Exercise requirements: Pull out exactly the lines from the line containing "What matplotlib code" to the line containing "plt.rcParams['font.family'] = ['Liberation", both lines included, with pictures removed from the copy.

Recorded information:
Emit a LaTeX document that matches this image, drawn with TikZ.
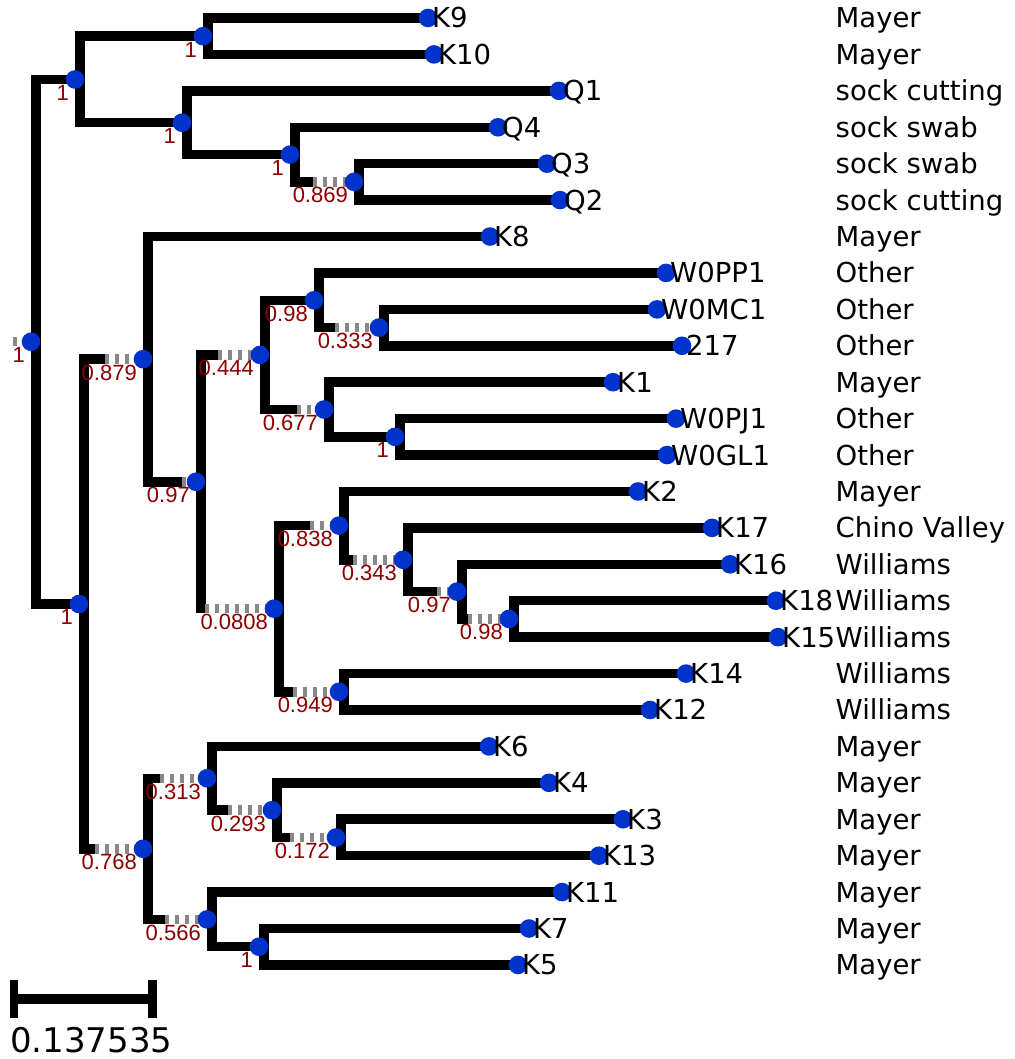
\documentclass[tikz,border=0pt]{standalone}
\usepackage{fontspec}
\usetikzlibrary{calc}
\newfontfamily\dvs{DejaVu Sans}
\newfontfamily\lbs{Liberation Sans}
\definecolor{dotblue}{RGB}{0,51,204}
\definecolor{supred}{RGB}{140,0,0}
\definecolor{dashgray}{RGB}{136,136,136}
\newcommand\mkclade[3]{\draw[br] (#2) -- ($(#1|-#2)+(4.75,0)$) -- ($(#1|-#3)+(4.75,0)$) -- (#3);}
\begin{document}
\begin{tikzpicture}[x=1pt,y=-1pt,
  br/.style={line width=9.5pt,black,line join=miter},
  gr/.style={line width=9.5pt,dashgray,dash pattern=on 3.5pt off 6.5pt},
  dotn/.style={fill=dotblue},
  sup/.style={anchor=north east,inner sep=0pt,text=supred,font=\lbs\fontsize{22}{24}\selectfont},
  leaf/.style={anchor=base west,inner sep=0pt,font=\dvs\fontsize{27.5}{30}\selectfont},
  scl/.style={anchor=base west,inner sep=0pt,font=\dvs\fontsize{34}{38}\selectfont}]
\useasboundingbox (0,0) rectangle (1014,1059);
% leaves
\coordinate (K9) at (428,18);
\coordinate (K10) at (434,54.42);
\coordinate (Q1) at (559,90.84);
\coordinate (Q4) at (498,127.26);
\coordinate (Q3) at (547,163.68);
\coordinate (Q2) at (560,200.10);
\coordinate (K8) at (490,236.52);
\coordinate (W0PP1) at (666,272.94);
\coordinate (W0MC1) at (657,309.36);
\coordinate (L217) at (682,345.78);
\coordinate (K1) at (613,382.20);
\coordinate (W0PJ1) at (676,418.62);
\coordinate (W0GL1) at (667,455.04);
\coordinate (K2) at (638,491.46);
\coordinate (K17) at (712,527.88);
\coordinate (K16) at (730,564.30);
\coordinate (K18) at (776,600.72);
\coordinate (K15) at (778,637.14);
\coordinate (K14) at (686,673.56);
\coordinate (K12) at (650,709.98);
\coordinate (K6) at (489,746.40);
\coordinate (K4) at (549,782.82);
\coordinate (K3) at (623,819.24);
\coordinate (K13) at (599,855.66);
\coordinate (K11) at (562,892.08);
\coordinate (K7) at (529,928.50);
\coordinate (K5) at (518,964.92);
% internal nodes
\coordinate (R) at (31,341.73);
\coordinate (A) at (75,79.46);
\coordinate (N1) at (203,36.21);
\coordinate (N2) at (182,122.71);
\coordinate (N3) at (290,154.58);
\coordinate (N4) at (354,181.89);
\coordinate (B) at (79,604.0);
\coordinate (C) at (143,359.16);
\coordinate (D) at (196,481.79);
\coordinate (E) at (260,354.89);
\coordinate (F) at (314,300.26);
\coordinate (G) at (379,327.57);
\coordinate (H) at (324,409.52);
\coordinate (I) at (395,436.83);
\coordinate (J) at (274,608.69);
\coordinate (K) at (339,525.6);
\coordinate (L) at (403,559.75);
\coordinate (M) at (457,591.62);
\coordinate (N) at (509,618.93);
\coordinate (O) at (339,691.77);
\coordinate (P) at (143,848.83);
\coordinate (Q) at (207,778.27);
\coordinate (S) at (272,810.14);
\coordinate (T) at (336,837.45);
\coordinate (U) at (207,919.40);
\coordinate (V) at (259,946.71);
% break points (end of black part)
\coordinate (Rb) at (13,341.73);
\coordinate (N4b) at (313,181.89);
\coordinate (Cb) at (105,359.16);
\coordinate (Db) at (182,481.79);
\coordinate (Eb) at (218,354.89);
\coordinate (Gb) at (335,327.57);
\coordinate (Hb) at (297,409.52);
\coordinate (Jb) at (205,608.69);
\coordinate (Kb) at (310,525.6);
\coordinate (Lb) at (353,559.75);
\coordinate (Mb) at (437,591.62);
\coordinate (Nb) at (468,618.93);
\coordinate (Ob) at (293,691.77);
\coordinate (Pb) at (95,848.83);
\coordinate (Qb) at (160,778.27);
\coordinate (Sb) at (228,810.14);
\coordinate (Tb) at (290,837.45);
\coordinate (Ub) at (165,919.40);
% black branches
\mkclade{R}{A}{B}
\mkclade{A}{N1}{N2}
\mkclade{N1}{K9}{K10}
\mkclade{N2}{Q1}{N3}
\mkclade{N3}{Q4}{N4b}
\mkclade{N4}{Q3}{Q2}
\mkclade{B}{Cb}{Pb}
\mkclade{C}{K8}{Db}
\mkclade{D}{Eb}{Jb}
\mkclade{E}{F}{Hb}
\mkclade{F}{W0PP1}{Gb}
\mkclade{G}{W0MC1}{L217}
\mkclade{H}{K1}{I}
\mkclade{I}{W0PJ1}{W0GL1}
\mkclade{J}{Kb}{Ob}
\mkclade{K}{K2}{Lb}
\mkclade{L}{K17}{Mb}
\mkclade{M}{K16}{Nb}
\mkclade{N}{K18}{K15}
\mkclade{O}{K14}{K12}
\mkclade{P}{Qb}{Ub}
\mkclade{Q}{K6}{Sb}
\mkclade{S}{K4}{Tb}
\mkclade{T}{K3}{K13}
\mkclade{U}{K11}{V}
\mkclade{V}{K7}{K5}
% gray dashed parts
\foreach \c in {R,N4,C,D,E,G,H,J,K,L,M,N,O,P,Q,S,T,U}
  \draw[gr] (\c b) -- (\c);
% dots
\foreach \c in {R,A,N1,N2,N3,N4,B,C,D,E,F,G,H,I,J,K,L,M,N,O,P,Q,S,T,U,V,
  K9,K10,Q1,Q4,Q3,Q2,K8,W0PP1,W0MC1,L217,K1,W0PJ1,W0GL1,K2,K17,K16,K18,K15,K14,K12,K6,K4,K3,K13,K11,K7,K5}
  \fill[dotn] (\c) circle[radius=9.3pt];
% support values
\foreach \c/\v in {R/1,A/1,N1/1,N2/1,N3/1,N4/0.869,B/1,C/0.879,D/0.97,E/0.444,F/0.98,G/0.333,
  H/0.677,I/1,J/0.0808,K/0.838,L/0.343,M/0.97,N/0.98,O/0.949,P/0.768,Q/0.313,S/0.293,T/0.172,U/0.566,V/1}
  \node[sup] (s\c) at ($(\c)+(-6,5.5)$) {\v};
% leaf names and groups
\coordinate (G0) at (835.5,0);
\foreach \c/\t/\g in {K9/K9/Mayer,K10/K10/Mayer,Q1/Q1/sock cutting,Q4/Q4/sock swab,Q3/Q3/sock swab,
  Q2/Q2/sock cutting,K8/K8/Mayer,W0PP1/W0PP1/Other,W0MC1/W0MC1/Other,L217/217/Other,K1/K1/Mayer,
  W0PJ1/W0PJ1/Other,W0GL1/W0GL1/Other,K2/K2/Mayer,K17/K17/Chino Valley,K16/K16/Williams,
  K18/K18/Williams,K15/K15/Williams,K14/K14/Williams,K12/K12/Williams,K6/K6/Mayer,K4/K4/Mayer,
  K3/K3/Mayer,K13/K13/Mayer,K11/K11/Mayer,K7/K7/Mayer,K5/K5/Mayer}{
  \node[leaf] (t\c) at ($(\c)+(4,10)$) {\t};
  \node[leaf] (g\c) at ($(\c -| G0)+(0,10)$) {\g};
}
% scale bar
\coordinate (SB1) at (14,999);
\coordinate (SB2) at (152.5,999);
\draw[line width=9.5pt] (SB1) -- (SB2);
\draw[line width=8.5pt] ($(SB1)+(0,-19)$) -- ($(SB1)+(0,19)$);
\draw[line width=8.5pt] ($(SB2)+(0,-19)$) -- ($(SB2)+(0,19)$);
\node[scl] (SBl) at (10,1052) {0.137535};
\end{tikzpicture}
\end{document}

---

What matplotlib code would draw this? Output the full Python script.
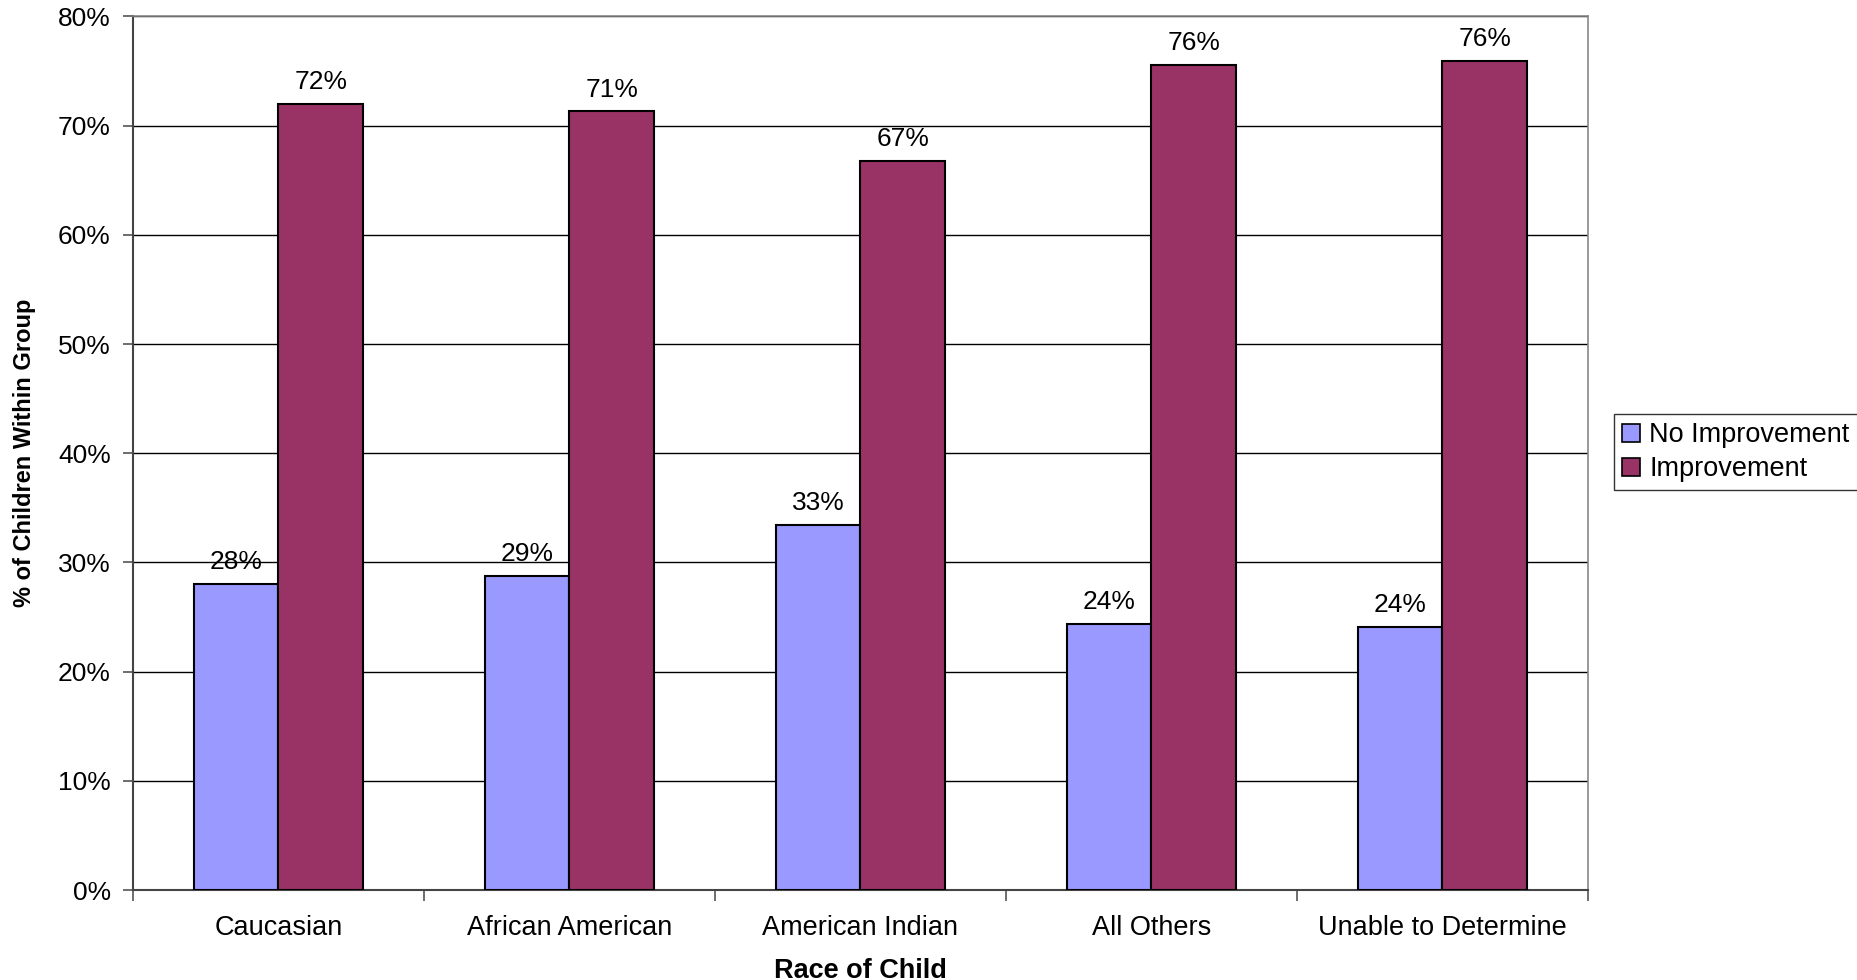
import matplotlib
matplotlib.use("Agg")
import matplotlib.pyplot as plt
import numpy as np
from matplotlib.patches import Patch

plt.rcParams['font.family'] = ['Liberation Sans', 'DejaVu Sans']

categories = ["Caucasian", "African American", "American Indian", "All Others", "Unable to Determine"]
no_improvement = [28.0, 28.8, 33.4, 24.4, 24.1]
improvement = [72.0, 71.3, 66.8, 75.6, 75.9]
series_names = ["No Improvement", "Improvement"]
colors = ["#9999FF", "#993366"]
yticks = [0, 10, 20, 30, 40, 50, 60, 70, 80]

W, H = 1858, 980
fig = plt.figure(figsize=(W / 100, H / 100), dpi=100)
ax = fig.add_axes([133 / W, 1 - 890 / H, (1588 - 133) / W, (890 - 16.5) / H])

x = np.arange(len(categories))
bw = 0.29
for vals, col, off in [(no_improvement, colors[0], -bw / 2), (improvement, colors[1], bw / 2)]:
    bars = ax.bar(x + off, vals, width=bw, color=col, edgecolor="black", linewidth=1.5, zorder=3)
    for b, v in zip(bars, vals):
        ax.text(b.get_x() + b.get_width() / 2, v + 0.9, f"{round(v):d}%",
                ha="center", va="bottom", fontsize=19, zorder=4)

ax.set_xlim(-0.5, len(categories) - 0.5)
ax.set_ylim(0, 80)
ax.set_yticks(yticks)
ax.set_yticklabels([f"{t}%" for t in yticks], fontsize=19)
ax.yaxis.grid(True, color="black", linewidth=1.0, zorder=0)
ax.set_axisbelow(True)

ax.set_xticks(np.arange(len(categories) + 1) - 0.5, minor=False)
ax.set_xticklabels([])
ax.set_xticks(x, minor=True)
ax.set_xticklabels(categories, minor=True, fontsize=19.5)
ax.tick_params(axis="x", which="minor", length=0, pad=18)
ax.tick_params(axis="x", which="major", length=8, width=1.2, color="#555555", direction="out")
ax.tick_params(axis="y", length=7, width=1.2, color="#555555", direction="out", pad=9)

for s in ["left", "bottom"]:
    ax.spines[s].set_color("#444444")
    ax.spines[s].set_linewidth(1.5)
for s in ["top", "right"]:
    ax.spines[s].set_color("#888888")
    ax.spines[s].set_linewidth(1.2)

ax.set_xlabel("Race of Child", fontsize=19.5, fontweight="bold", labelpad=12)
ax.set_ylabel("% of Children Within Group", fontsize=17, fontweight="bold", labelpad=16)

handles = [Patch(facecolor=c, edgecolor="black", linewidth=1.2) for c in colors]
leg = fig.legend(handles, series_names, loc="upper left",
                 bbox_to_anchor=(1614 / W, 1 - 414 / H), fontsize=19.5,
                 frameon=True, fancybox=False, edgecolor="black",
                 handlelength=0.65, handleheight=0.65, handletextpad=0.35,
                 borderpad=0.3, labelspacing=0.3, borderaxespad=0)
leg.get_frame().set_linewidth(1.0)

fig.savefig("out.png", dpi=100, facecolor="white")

Right answer:
What matplotlib code would draw this? Output the full Python script.
import matplotlib
matplotlib.use("Agg")
import matplotlib.pyplot as plt
import numpy as np
from matplotlib.patches import Patch

plt.rcParams['font.family'] = ['Liberation Sans', 'DejaVu Sans']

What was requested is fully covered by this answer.